Appendix A - Outline General Arrangement of Mussel Punt

Appendix A - Outline General Arrangement of Mussel Punt

Appendix B - Photographs

Mussel-harvesting punt at the time of recovery

Mussel-harvesting punt at the time of recovery

Installation of the outboard motor

Installation of the outboard motor


[1]  Units of measurement in this report conform to International Maritime Organization standards or, where there is no such standard, are expressed in the International System of units.

[2]  All times are Atlantic daylight time (coordinated universal time minus three hours).

[3]  Mussels are grown in "socks", tube-shaped nets in which cultivated mussels are placed to grow. The socks hang from a buoyed underwater line.
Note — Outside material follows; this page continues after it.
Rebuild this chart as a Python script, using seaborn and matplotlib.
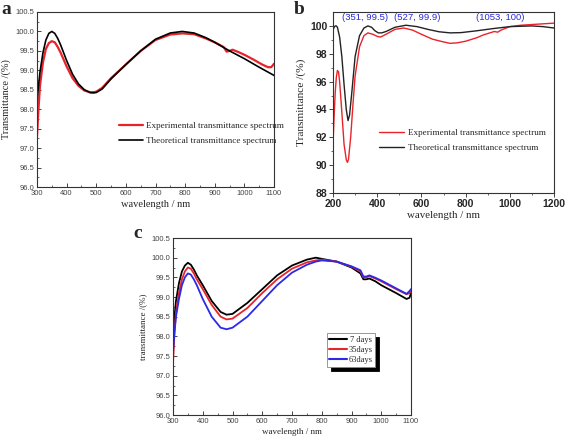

[4]  A tank of mussels is a box-shaped plastic container measuring 107 cm X 123 cm X 32 cm.

[5]  It was reported that the punt was routinely operated with the transom at the after end of the motor well under the waterline.

[6]  GMt is an indicator of a vessel's initial righting ability.

[7]  Between 1975 and 1999, some 675 fatalities to fishers were recorded.

[8]  TSB Report No. M90N5017 "STRAITS PRIDE II", Recommendation M92-06.